THE TASK: Return every line below as is, leaving out the pictures.

GIVEN INFORMATION:

....

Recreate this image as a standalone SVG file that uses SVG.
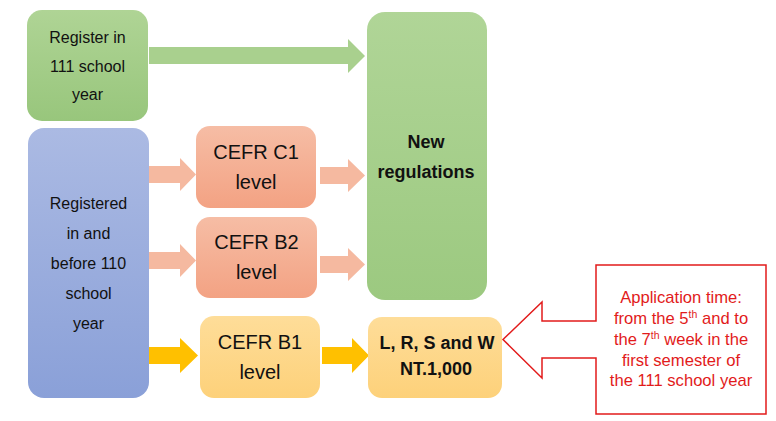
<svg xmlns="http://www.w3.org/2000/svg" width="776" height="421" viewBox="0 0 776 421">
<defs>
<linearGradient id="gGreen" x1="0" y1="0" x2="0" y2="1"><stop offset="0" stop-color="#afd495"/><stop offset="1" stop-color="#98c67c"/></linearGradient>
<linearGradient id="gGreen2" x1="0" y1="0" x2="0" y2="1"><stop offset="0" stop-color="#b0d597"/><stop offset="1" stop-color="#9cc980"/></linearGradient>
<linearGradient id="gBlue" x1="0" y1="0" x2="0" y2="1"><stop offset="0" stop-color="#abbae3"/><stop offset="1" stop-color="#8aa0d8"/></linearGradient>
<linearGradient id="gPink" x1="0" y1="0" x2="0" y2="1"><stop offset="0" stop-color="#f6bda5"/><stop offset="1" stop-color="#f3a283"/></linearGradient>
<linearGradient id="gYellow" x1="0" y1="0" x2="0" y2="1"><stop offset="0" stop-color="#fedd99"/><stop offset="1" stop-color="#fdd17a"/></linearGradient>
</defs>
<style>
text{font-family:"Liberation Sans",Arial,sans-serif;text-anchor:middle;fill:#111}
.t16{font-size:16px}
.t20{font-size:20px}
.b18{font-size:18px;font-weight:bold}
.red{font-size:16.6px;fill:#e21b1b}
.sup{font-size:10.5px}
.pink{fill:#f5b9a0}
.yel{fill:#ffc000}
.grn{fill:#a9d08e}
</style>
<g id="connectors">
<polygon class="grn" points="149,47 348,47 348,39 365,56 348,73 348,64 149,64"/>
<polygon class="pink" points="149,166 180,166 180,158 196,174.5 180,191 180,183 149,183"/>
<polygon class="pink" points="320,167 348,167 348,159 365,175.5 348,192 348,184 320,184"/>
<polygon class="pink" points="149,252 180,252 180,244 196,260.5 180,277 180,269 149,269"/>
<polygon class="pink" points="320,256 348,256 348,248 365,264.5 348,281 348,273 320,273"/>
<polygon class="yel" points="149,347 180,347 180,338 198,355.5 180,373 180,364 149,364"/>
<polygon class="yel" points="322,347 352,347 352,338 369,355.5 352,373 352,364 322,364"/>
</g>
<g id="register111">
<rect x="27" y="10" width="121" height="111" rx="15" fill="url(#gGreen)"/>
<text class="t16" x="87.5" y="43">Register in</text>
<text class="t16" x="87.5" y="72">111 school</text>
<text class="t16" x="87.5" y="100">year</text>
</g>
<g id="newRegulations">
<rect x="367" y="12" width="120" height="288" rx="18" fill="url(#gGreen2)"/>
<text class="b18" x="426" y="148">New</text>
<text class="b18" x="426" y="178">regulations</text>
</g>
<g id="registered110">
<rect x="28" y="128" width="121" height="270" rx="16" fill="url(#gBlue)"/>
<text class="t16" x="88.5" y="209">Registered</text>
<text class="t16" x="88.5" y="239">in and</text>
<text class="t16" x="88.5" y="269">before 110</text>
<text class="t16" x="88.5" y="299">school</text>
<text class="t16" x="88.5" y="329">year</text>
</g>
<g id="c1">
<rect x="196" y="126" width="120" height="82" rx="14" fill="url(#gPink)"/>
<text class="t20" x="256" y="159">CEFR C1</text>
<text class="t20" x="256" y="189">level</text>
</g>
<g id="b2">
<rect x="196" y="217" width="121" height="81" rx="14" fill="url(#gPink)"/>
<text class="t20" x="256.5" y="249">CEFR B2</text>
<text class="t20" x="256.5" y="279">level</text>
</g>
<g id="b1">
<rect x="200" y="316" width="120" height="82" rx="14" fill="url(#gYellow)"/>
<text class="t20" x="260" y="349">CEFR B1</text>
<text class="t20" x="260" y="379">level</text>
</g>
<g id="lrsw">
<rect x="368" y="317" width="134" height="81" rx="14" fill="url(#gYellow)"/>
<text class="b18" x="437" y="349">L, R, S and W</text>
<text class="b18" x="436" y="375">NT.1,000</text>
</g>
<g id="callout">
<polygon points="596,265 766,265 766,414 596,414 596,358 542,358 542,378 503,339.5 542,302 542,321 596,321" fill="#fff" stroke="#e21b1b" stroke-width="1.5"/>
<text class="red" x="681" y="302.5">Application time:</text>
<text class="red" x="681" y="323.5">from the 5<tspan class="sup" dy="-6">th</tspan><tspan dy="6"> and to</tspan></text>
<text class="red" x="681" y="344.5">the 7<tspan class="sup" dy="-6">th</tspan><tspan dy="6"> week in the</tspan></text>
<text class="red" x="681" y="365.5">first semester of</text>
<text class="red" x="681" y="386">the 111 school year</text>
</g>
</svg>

....

WRITTEN RESPONSE:
Recreate this image as a standalone SVG file that uses SVG.
<svg xmlns="http://www.w3.org/2000/svg" width="776" height="421" viewBox="0 0 776 421">
<defs>
<linearGradient id="gGreen" x1="0" y1="0" x2="0" y2="1"><stop offset="0" stop-color="#afd495"/><stop offset="1" stop-color="#98c67c"/></linearGradient>
<linearGradient id="gGreen2" x1="0" y1="0" x2="0" y2="1"><stop offset="0" stop-color="#b0d597"/><stop offset="1" stop-color="#9cc980"/></linearGradient>
<linearGradient id="gBlue" x1="0" y1="0" x2="0" y2="1"><stop offset="0" stop-color="#abbae3"/><stop offset="1" stop-color="#8aa0d8"/></linearGradient>
<linearGradient id="gPink" x1="0" y1="0" x2="0" y2="1"><stop offset="0" stop-color="#f6bda5"/><stop offset="1" stop-color="#f3a283"/></linearGradient>
<linearGradient id="gYellow" x1="0" y1="0" x2="0" y2="1"><stop offset="0" stop-color="#fedd99"/><stop offset="1" stop-color="#fdd17a"/></linearGradient>
</defs>
<style>
text{font-family:"Liberation Sans",Arial,sans-serif;text-anchor:middle;fill:#111}
.t16{font-size:16px}
.t20{font-size:20px}
.b18{font-size:18px;font-weight:bold}
.red{font-size:16.6px;fill:#e21b1b}
.sup{font-size:10.5px}
.pink{fill:#f5b9a0}
.yel{fill:#ffc000}
.grn{fill:#a9d08e}
</style>
<g id="connectors">
<polygon class="grn" points="149,47 348,47 348,39 365,56 348,73 348,64 149,64"/>
<polygon class="pink" points="149,166 180,166 180,158 196,174.5 180,191 180,183 149,183"/>
<polygon class="pink" points="320,167 348,167 348,159 365,175.5 348,192 348,184 320,184"/>
<polygon class="pink" points="149,252 180,252 180,244 196,260.5 180,277 180,269 149,269"/>
<polygon class="pink" points="320,256 348,256 348,248 365,264.5 348,281 348,273 320,273"/>
<polygon class="yel" points="149,347 180,347 180,338 198,355.5 180,373 180,364 149,364"/>
<polygon class="yel" points="322,347 352,347 352,338 369,355.5 352,373 352,364 322,364"/>
</g>
<g id="register111">
<rect x="27" y="10" width="121" height="111" rx="15" fill="url(#gGreen)"/>
<text class="t16" x="87.5" y="43">Register in</text>
<text class="t16" x="87.5" y="72">111 school</text>
<text class="t16" x="87.5" y="100">year</text>
</g>
<g id="newRegulations">
<rect x="367" y="12" width="120" height="288" rx="18" fill="url(#gGreen2)"/>
<text class="b18" x="426" y="148">New</text>
<text class="b18" x="426" y="178">regulations</text>
</g>
<g id="registered110">
<rect x="28" y="128" width="121" height="270" rx="16" fill="url(#gBlue)"/>
<text class="t16" x="88.5" y="209">Registered</text>
<text class="t16" x="88.5" y="239">in and</text>
<text class="t16" x="88.5" y="269">before 110</text>
<text class="t16" x="88.5" y="299">school</text>
<text class="t16" x="88.5" y="329">year</text>
</g>
<g id="c1">
<rect x="196" y="126" width="120" height="82" rx="14" fill="url(#gPink)"/>
<text class="t20" x="256" y="159">CEFR C1</text>
<text class="t20" x="256" y="189">level</text>
</g>
<g id="b2">
<rect x="196" y="217" width="121" height="81" rx="14" fill="url(#gPink)"/>
<text class="t20" x="256.5" y="249">CEFR B2</text>
<text class="t20" x="256.5" y="279">level</text>
</g>
<g id="b1">
<rect x="200" y="316" width="120" height="82" rx="14" fill="url(#gYellow)"/>
<text class="t20" x="260" y="349">CEFR B1</text>
<text class="t20" x="260" y="379">level</text>
</g>
<g id="lrsw">
<rect x="368" y="317" width="134" height="81" rx="14" fill="url(#gYellow)"/>
<text class="b18" x="437" y="349">L, R, S and W</text>
<text class="b18" x="436" y="375">NT.1,000</text>
</g>
<g id="callout">
<polygon points="596,265 766,265 766,414 596,414 596,358 542,358 542,378 503,339.5 542,302 542,321 596,321" fill="#fff" stroke="#e21b1b" stroke-width="1.5"/>
<text class="red" x="681" y="302.5">Application time:</text>
<text class="red" x="681" y="323.5">from the 5<tspan class="sup" dy="-6">th</tspan><tspan dy="6"> and to</tspan></text>
<text class="red" x="681" y="344.5">the 7<tspan class="sup" dy="-6">th</tspan><tspan dy="6"> week in the</tspan></text>
<text class="red" x="681" y="365.5">first semester of</text>
<text class="red" x="681" y="386">the 111 school year</text>
</g>
</svg>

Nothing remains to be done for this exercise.